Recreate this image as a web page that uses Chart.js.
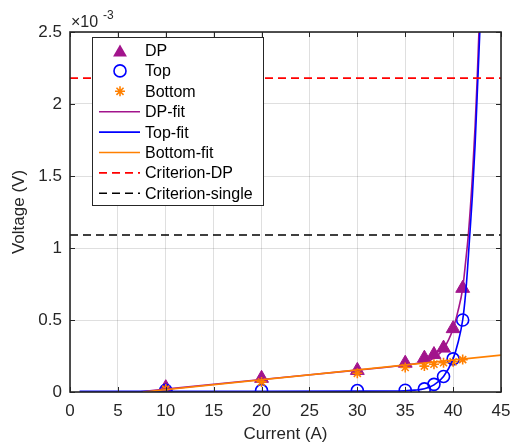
<!DOCTYPE html>
<html>
<head>
<meta charset="utf-8">
<script src="https://cdn.jsdelivr.net/npm/chart.js@4/dist/chart.umd.min.js"></script>
<style>
    body { margin: 0; background: #fff; }
    canvas { display: block; }
</style>
</head>
<body>
<canvas id="chart" width="510" height="445"></canvas>
<script>
// measured points (voltage in units of 1e-3 V)
const currentPts = [10, 20, 30, 35, 37, 38, 39, 40, 41];
const dpVolt = [0.03, 0.095, 0.15, 0.2, 0.235, 0.26, 0.305, 0.44, 0.72];
const topVolt = [0.012, 0.01, 0.01, 0.012, 0.022, 0.053, 0.108, 0.23, 0.5];
const bottomVolt = [0.02, 0.07, 0.13, 0.17, 0.18, 0.193, 0.203, 0.21, 0.225];

// fitted curves
const dpFitI = [7.1, 10, 20, 30, 35, 37, 38, 39, 40, 40.5, 41, 41.3, 41.6, 42, 42.3, 42.5, 42.75];
const dpFitV = [0, 0.02, 0.087, 0.152, 0.187, 0.21, 0.235, 0.3, 0.44, 0.56, 0.72, 0.9, 1.1, 1.48, 1.85, 2.15, 2.6];
const topFitI = [1, 10, 20, 30, 35, 36, 37, 38, 39, 40, 40.5, 41, 41.3, 41.5, 41.7, 42, 42.3, 42.55, 42.85];
const topFitV = [0.005, 0.005, 0.005, 0.006, 0.009, 0.013, 0.022, 0.05, 0.108, 0.23, 0.34, 0.5, 0.68, 0.85, 1.05, 1.35, 1.72, 2.12, 2.6];
const bottomFitI = [7.6, 45];
const bottomFitV = [0, 0.256];

// criterion lines
const critI = [0, 45];
const critDP = [2.18, 2.18];
const critSingle = [1.09, 1.09];

const xTicks = [0, 45, 5];
const yTicks = [0, 2.5, 0.5];

const magenta = '#a2148c';
const blue = '#0000ff';
const orange = '#ff8000';
const axisColor = '#262626';
const fontFamily = '"Liberation Sans", Arial, Helvetica, sans-serif';

const pts = (xs, ys) => xs.map((x, i) => ({ x: x, y: ys[i] }));

const datasets = [
    { label: 'DP', data: pts(currentPts, dpVolt), showLine: false, pointStyle: 'triangle', pointRadius: 8,
      backgroundColor: magenta, borderColor: magenta, pointBorderWidth: 1, legendKind: 'tri' },
    { label: 'Top', data: pts(currentPts, topVolt), showLine: false, pointStyle: 'circle', pointRadius: 6,
      backgroundColor: 'rgba(0,0,0,0)', borderColor: blue, pointBorderWidth: 1.6, legendKind: 'circle' },
    { label: 'Bottom', data: pts(currentPts, bottomVolt), showLine: false, pointStyle: 'star', pointRadius: 5,
      backgroundColor: orange, borderColor: orange, pointBorderWidth: 1.6, legendKind: 'star' },
    { label: 'DP-fit', data: pts(dpFitI, dpFitV), showLine: true, pointRadius: 0, borderColor: magenta,
      borderWidth: 1.6, cubicInterpolationMode: 'monotone', legendKind: 'line' },
    { label: 'Top-fit', data: pts(topFitI, topFitV), showLine: true, pointRadius: 0, borderColor: blue,
      borderWidth: 1.6, cubicInterpolationMode: 'monotone', legendKind: 'line' },
    { label: 'Bottom-fit', data: pts(bottomFitI, bottomFitV), showLine: true, pointRadius: 0, borderColor: orange,
      borderWidth: 1.6, legendKind: 'line' },
    { label: 'Criterion-DP', data: pts(critI, critDP), showLine: true, pointRadius: 0, borderColor: '#ff0000',
      borderWidth: 1.6, borderDash: [8, 5], legendKind: 'line' },
    { label: 'Criterion-single', data: pts(critI, critSingle), showLine: true, pointRadius: 0, borderColor: '#000000',
      borderWidth: 1.6, borderDash: [8, 5], legendKind: 'line' }
];
// later series on top, like the original plot
datasets.forEach((d, i) => { d.order = datasets.length - i; });

const drawMarker = (ctx, kind, x, y, color) => {
    ctx.save();
    ctx.strokeStyle = color;
    ctx.fillStyle = color;
    ctx.setLineDash([]);
    ctx.beginPath();
    if (kind === 'tri') {
        const r = 8;
        const cy = y + r / 4;
        ctx.moveTo(x, cy - r);
        ctx.lineTo(x + r * Math.sqrt(3) / 2, cy + r / 2);
        ctx.lineTo(x - r * Math.sqrt(3) / 2, cy + r / 2);
        ctx.closePath();
        ctx.fill();
    } else if (kind === 'circle') {
        ctx.lineWidth = 1.6;
        ctx.arc(x, y, 6, 0, Math.PI * 2);
        ctx.stroke();
    } else if (kind === 'star') {
        ctx.lineWidth = 1.6;
        for (let k = 0; k < 4; k++) {
            const a = k * Math.PI / 4;
            ctx.moveTo(x - 5 * Math.cos(a), y - 5 * Math.sin(a));
            ctx.lineTo(x + 5 * Math.cos(a), y + 5 * Math.sin(a));
        }
        ctx.stroke();
    }
    ctx.restore();
};

const matlabAxes = {
    id: 'matlabAxes',
    afterDatasetsDraw(chart) {
        const { ctx, chartArea: a, scales } = chart;
        ctx.save();
        ctx.strokeStyle = axisColor;
        ctx.lineWidth = 1;
        ctx.beginPath();
        const tl = 5;
        for (let v = xTicks[0]; v <= xTicks[1]; v += xTicks[2]) {
            const px = Math.round(scales.x.getPixelForValue(v)) + 0.5;
            ctx.moveTo(px, a.bottom); ctx.lineTo(px, a.bottom - tl);
            ctx.moveTo(px, a.top); ctx.lineTo(px, a.top + tl);
        }
        for (let v = yTicks[0]; v <= yTicks[1] + 1e-9; v += yTicks[2]) {
            const py = Math.round(scales.y.getPixelForValue(v)) + 0.5;
            ctx.moveTo(a.left, py); ctx.lineTo(a.left + tl, py);
            ctx.moveTo(a.right, py); ctx.lineTo(a.right - tl, py);
        }
        ctx.stroke();
        ctx.lineWidth = 1.6;
        ctx.strokeRect(a.left, a.top, a.right - a.left, a.bottom - a.top);

        // exponent label
        ctx.fillStyle = axisColor;
        ctx.textBaseline = 'alphabetic';
        ctx.textAlign = 'left';
        ctx.font = '16px ' + fontFamily;
        ctx.fillText('\u00d710', 71, 27);
        ctx.font = '12px ' + fontFamily;
        ctx.fillText('-3', 103, 19);

        // legend box
        const lx = 92.5, ly = 37.5, lw = 171, lh = 168;
        ctx.fillStyle = '#ffffff';
        ctx.fillRect(lx, ly, lw, lh);
        ctx.strokeStyle = axisColor;
        ctx.lineWidth = 1;
        ctx.strokeRect(lx, ly, lw, lh);
        ctx.font = '16px ' + fontFamily;
        ctx.textBaseline = 'middle';
        chart.data.datasets.forEach((d, i) => {
            const y = 50.5 + i * 20.4;
            if (d.legendKind === 'line') {
                ctx.save();
                ctx.strokeStyle = d.borderColor;
                ctx.lineWidth = 1.6;
                ctx.setLineDash(d.borderDash || []);
                ctx.beginPath();
                ctx.moveTo(99, y);
                ctx.lineTo(140, y);
                ctx.stroke();
                ctx.restore();
            } else {
                drawMarker(ctx, d.legendKind, 120, y, d.borderColor);
            }
            ctx.fillStyle = '#000000';
            ctx.fillText(d.label, 145, y + 1);
        });
        ctx.restore();
    }
};

const tickFont = { family: fontFamily, size: 17 };

new Chart(document.getElementById('chart').getContext('2d'), {
    type: 'scatter',
    data: { datasets: datasets },
    options: {
        responsive: false,
        animation: false,
        devicePixelRatio: 1,
        layout: { padding: { left: 0, right: 8, top: 32, bottom: 0 } },
        plugins: {
            legend: { display: false },
            tooltip: { enabled: false }
        },
        scales: {
            x: {
                type: 'linear',
                min: xTicks[0],
                max: xTicks[1],
                ticks: { stepSize: xTicks[2], padding: 9, color: axisColor, font: tickFont, maxRotation: 0, autoSkip: false },
                grid: { color: 'rgba(38,38,38,0.15)', lineWidth: 1, drawTicks: false },
                border: { display: false },
                title: { display: true, text: 'Current (A)', color: axisColor, font: tickFont, padding: { top: 0, bottom: 0 } },
                afterFit: (s) => { s.height = 53; s.paddingLeft = 0; s.paddingRight = 0; }
            },
            y: {
                type: 'linear',
                min: yTicks[0],
                max: yTicks[1],
                ticks: { stepSize: yTicks[2], padding: 8, color: axisColor, font: tickFont,
                         callback: (v) => String(Math.round(v * 10) / 10) },
                grid: { color: 'rgba(38,38,38,0.15)', lineWidth: 1, drawTicks: false },
                border: { display: false },
                title: { display: true, text: 'Voltage (V)', color: axisColor, font: tickFont, padding: { top: 9, bottom: 0 } },
                afterFit: (s) => { s.width = 70; s.paddingTop = 0; s.paddingBottom = 0; }
            }
        }
    },
    plugins: [matlabAxes]
});
</script>
</body>
</html>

━━━━━━━━━━━━━━━━

**Task directions**
Every line from the top of the material above through the line with "const pts = (xs, ys)" should be duplicated exactly, please; leave out the pictures.

**Completed task**
Recreate this image as a web page that uses Chart.js.
<!DOCTYPE html>
<html>
<head>
<meta charset="utf-8">
<script src="https://cdn.jsdelivr.net/npm/chart.js@4/dist/chart.umd.min.js"></script>
<style>
    body { margin: 0; background: #fff; }
    canvas { display: block; }
</style>
</head>
<body>
<canvas id="chart" width="510" height="445"></canvas>
<script>
// measured points (voltage in units of 1e-3 V)
const currentPts = [10, 20, 30, 35, 37, 38, 39, 40, 41];
const dpVolt = [0.03, 0.095, 0.15, 0.2, 0.235, 0.26, 0.305, 0.44, 0.72];
const topVolt = [0.012, 0.01, 0.01, 0.012, 0.022, 0.053, 0.108, 0.23, 0.5];
const bottomVolt = [0.02, 0.07, 0.13, 0.17, 0.18, 0.193, 0.203, 0.21, 0.225];

// fitted curves
const dpFitI = [7.1, 10, 20, 30, 35, 37, 38, 39, 40, 40.5, 41, 41.3, 41.6, 42, 42.3, 42.5, 42.75];
const dpFitV = [0, 0.02, 0.087, 0.152, 0.187, 0.21, 0.235, 0.3, 0.44, 0.56, 0.72, 0.9, 1.1, 1.48, 1.85, 2.15, 2.6];
const topFitI = [1, 10, 20, 30, 35, 36, 37, 38, 39, 40, 40.5, 41, 41.3, 41.5, 41.7, 42, 42.3, 42.55, 42.85];
const topFitV = [0.005, 0.005, 0.005, 0.006, 0.009, 0.013, 0.022, 0.05, 0.108, 0.23, 0.34, 0.5, 0.68, 0.85, 1.05, 1.35, 1.72, 2.12, 2.6];
const bottomFitI = [7.6, 45];
const bottomFitV = [0, 0.256];

// criterion lines
const critI = [0, 45];
const critDP = [2.18, 2.18];
const critSingle = [1.09, 1.09];

const xTicks = [0, 45, 5];
const yTicks = [0, 2.5, 0.5];

const magenta = '#a2148c';
const blue = '#0000ff';
const orange = '#ff8000';
const axisColor = '#262626';
const fontFamily = '"Liberation Sans", Arial, Helvetica, sans-serif';

const pts = (xs, ys) => xs.map((x, i) => ({ x: x, y: ys[i] }));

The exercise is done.